Thur. 9:58 a.m.: ‘Trying to survive’: Wells dry up amid Oregon water woes
MALIN, Ore. (AP) — Judy and Jim Shanks know the exact date their home’s well went dry — June 24.
Since then, their life has been an endless cycle of imposing on relatives for showers and laundry, hauling water to feed a small herd of cattle and desperately waiting for a local well-drilling company to make it to their name on a monthslong wait list.
The couple’s well is among potentially hundreds that have dried up in recent weeks in an area near the Oregon-California border suffering through a historic drought, leaving homes with no running water just a few months after the federal government shut off irrigation to hundreds of the region’s farmers for the first time ever.
Officials have formal reports of 117 empty wells but suspect more than 300 have gone dry in the past few weeks as the consequences of the Klamath River basin’s water scarcity extend far beyond farmers’ fields.
Worried homeowners face waits of six months or more to get new, deeper wells dug because of the surging demand, with no guarantee that those wells, too, won’t ultimately go dry.
Some are getting by on the generosity of neighbors, or hauling free water from a nearby city. The state also is sending in a water truck and scrambling to ship more than 350 emergency storage tanks from as far as Oklahoma amid a nationwide shortage of the containers due to drought-induced demand across the U.S. West.
Judy Shanks, a volunteer ambulance driver, and her husband are surviving on 5-gallon jugs she fills at her mother’s house, and have already sold several cows.

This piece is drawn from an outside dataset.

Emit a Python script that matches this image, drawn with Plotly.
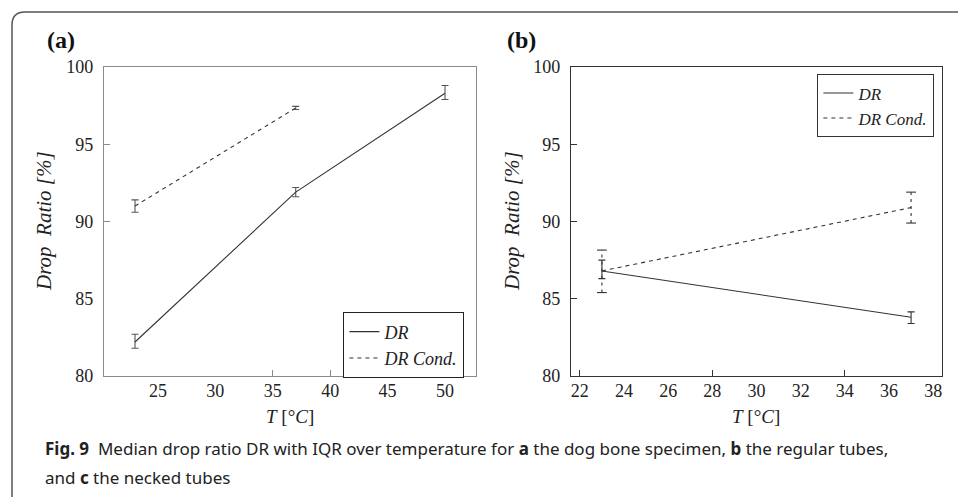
import plotly.graph_objects as go

W, H = 958, 497

# ---------------- data ----------------
# Panel (a): dog bone specimen
a_T = [23, 37, 50]
a_dr = [82.2, 91.9, 98.3]
a_dr_lo = [81.8, 91.6, 97.9]
a_dr_hi = [82.7, 92.2, 98.8]
a_cond_T = [23, 37]
a_cond = [91.0, 97.35]
a_cond_lo = [90.6, 97.25]
a_cond_hi = [91.4, 97.45]

# Panel (b): regular tubes
b_T = [23, 37]
b_dr = [86.8, 83.8]
b_dr_lo = [86.3, 83.4]
b_dr_hi = [87.5, 84.15]
b_cond = [86.8, 90.9]
b_cond_lo = [85.4, 89.9]
b_cond_hi = [88.15, 91.9]

# ticks
a_xticks = [25, 30, 35, 40, 45, 50]
a_xtick_marks = [35, 40, 45]
a_ytick_marks = [90, 95]
b_xticks = [22, 24, 26, 28, 30, 32, 34, 36, 38]
b_xtick_marks = [22, 28, 34]
b_ytick_marks = [85, 90, 95]
yticks = [80, 85, 90, 95, 100]

names = ["DR", "DR Cond."]

SERIF = "Liberation Serif"
SANS = "Noto Sans"
LINE = "#333333"


def px(x):
    return x / W


def py(y):
    return 1 - y / H


def plus(med, hi):
    return [h - m for m, h in zip(med, hi)]


def minus(med, lo):
    return [m - l for m, l in zip(med, lo)]


fig = go.Figure()

# ---- panel (a)
fig.add_trace(go.Scatter(
    x=a_T, y=a_dr, mode="lines", name=names[0], legend="legend",
    line=dict(color=LINE, width=1.1),
    error_y=dict(type="data", array=plus(a_dr, a_dr_hi), arrayminus=minus(a_dr, a_dr_lo),
                 color="#555", thickness=1.1, width=3.5),
    xaxis="x", yaxis="y"))
fig.add_trace(go.Scatter(
    x=a_cond_T, y=a_cond, mode="lines", name=names[1], legend="legend",
    line=dict(color=LINE, width=1.1, dash="4px,4px"),
    error_y=dict(type="data", array=plus(a_cond, a_cond_hi), arrayminus=minus(a_cond, a_cond_lo),
                 color="#555", thickness=1.1, width=3.5),
    xaxis="x", yaxis="y"))

# ---- panel (b)
fig.add_trace(go.Scatter(
    x=b_T, y=b_dr, mode="lines", name=names[0], legend="legend2",
    line=dict(color=LINE, width=1.1),
    error_y=dict(type="data", array=plus(b_dr, b_dr_hi), arrayminus=minus(b_dr, b_dr_lo),
                 color="#333", thickness=1.1, width=3.5),
    xaxis="x2", yaxis="y2"))
fig.add_trace(go.Scatter(
    x=b_T, y=b_cond, mode="lines", name=names[1], legend="legend2",
    line=dict(color=LINE, width=1.1, dash="4px,4px"),
    xaxis="x2", yaxis="y2"))
# dashed error bars for DR Cond. in (b)
ex, ey = [], []
for t, lo, hi in zip(b_T, b_cond_lo, b_cond_hi):
    ex += [t, t, None]
    ey += [lo, hi, None]
fig.add_trace(go.Scatter(
    x=ex, y=ey, mode="lines", showlegend=False, hoverinfo="skip",
    line=dict(color=LINE, width=1.1, dash="3px,4px"),
    xaxis="x2", yaxis="y2"))
fig.add_trace(go.Scatter(
    x=b_T + b_T, y=b_cond_lo + b_cond_hi, mode="markers", showlegend=False, hoverinfo="skip",
    marker=dict(symbol="line-ew", size=7, line=dict(color=LINE, width=1.1)),
    xaxis="x2", yaxis="y2"))

tickfont = dict(family=SERIF, size=18, color="#222")


def xaxis(domain, rng, tickvals, marks, color, lw, anchor):
    return dict(domain=domain, range=rng, tickmode="array", tickvals=tickvals,
                ticks="", showline=True, linecolor=color, linewidth=lw, mirror=True,
                showgrid=False, zeroline=False, tickfont=tickfont, anchor=anchor,
                ticklabelstandoff=-2, automargin=False,
                minor=dict(tickmode="array", tickvals=marks, ticks="inside", ticklen=6,
                           tickcolor=color, tickwidth=1, showgrid=False))


def yaxis(domain, marks, color, lw, anchor):
    return dict(domain=domain, range=[80, 100], tickmode="array", tickvals=yticks,
                ticks="", showline=True, linecolor=color, linewidth=lw, mirror=True,
                showgrid=False, zeroline=False, tickfont=tickfont, anchor=anchor,
                ticklabelstandoff=6, automargin=False,
                minor=dict(tickmode="array", tickvals=marks, ticks="inside", ticklen=6,
                           tickcolor=color, tickwidth=1, showgrid=False))


ydom = [py(376), py(67)]
fig.update_layout(
    width=W, height=H, margin=dict(l=0, r=0, t=0, b=0, autoexpand=False),
    font=dict(family=SERIF, color="#222"),
    paper_bgcolor="white", plot_bgcolor="white",
    xaxis=xaxis([px(104), px(476)], [20.3, 52.7], a_xticks, a_xtick_marks, "#8a8a8a", 1.2, "y"),
    yaxis=yaxis(ydom, a_ytick_marks, "#8a8a8a", 1.2, "x"),
    xaxis2=xaxis([px(571), px(942)], [21.6, 38.4], b_xticks, b_xtick_marks, "#333", 1.4, "y2"),
    yaxis2=yaxis(ydom, b_ytick_marks, "#333", 1.4, "x2"),
    legend=dict(x=px(464), xanchor="right", y=py(312), yanchor="top",
                bordercolor="#222", borderwidth=1.4, bgcolor="white",
                font=dict(family=SERIF, size=18, style="italic", color="#222"),
                itemwidth=30, tracegroupgap=0),
    legend2=dict(x=px(934), xanchor="right", y=py(74), yanchor="top",
                 bordercolor="#333", borderwidth=1.4, bgcolor="white",
                 font=dict(family=SERIF, size=17, style="italic", color="#222"),
                 itemwidth=30, tracegroupgap=0),
    showlegend=True,
)

ann = []
# panel labels
ann.append(dict(text="<b>(a)</b>", x=px(45), y=py(40), xanchor="left", yanchor="middle",
                font=dict(family=SERIF, size=24, color="#111")))
ann.append(dict(text="<b>(b)</b>", x=px(505), y=py(40), xanchor="left", yanchor="middle",
                font=dict(family=SERIF, size=24, color="#111")))
# axis titles
for xc in [px(44), px(512)]:
    ann.append(dict(text="Drop\u00a0 Ratio [%]", x=xc, y=py(221), textangle=-90,
                    xanchor="center", yanchor="middle",
                    font=dict(family=SERIF, size=21, style="italic", color="#222")))
for xc in [px(290), px(756)]:
    ann.append(dict(text="<i>T</i> [°<i>C</i>]", x=xc, y=py(416), xanchor="center",
                    yanchor="middle", font=dict(family=SERIF, size=19, color="#222")))
# caption
ann.append(dict(text="<b>Fig. 9</b>  Median drop ratio DR with IQR over temperature for <b>a</b> the dog bone specimen, <b>b</b> the regular tubes,",
                x=px(43), y=py(448), xanchor="left", yanchor="middle",
                font=dict(family=SANS, size=17, color="#222")))
ann.append(dict(text="and <b>c</b> the necked tubes",
                x=px(43), y=py(477), xanchor="left", yanchor="middle",
                font=dict(family=SANS, size=17, color="#222")))
for a in ann:
    a.update(xref="paper", yref="paper", showarrow=False)
fig.update_layout(annotations=ann)

# rounded border frame (top-left corner)
r = 13
path = (f"M {px(12)},{py(H + 5)} L {px(12)},{py(12 + r)} "
        f"Q {px(12)},{py(12)} {px(12 + r)},{py(12)} L {px(W + 5)},{py(12)}")
fig.add_shape(type="path", path=path, xref="paper", yref="paper",
              line=dict(color="#555", width=1.5))

fig.write_html("out.html")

“Come December, if we don’t get some storms in here and we don’t see any changes, I’ll probably sell everything because we can’t hang on,” she said.
While much of the West is experiencing exceptional drought conditions, the toll on everyday life is particularly stark in this region filled with flat vistas of sprawling alfalfa and potato fields and normally teeming wetlands.
This summer’s already critical water shortages have been amplified by a mandate to preserve water levels for two species of endangered suckerfish in a key lake that’s also the primary source of irrigation water for 200,000 acres of farmland.
“It’s kind of hard to look forward and see good things,” said Justin Grant, a farmer who lost irrigation water and whose home now also has a dry well. “I’m trying to wrap my head around how to get through the season.”
In the past, water from Upper Klamath Lake was released each spring from a dam controlled by the U.S. Bureau of Reclamation and flowed into a vast network of irrigation canals. That system feeds fields converted from marshy lakes to arable land by the government more than a century ago.
The amount of water allocated to farmers varies yearly based on lake levels, and already in recent years it had been reduced.
This year, however, the bureau said because of unusually low lake levels caused by severe drought it could not release any water at all without imperiling the suckerfish. Now, some farmers are drawing instead from deep wells that dot the region, depleting groundwater at the shallower depths tapped by homeowners.
“This is something that you don’t really think of having to deal with in a country like ours,” said Klamath County Commissioner Kelley Minty Morris. “It’s unimaginable to me even though it’s going on right in my community.”
Some water also leaks from the irrigation canals every growing season, superficially replenishing the groundwater. But those canals have run dry, said Brad Kirby, manager of the Tulelake Irrigation District, just south of the California border.
Experts say several factors — years of paltry rain and snow, record-setting heat and raging wildfires driven by climate change — are inexorably changing the region’s ecology.
Oregon’s Water Resources Department, which monitors groundwater levels, recorded the lowest inflow of water ever into the Upper Klamath Lake this spring, setting the stage for a disastrous summer.
“In some wells, we’re seeing a drop of 40 or 50 feet so far this season,” said Ivan Gall, field services administrator for the agency. “It is a lot.”
And there is no guarantee the groundwater will fully recharge when it rains and snows again, he said. In 2010, another year when farmers pumped a lot of groundwater because of drought, the aquifer dropped permanently between 4 and 5 feet, he said.
“You can see how interconnected all of this is,” Gall said, calling it a “cascade effect” of competing demands.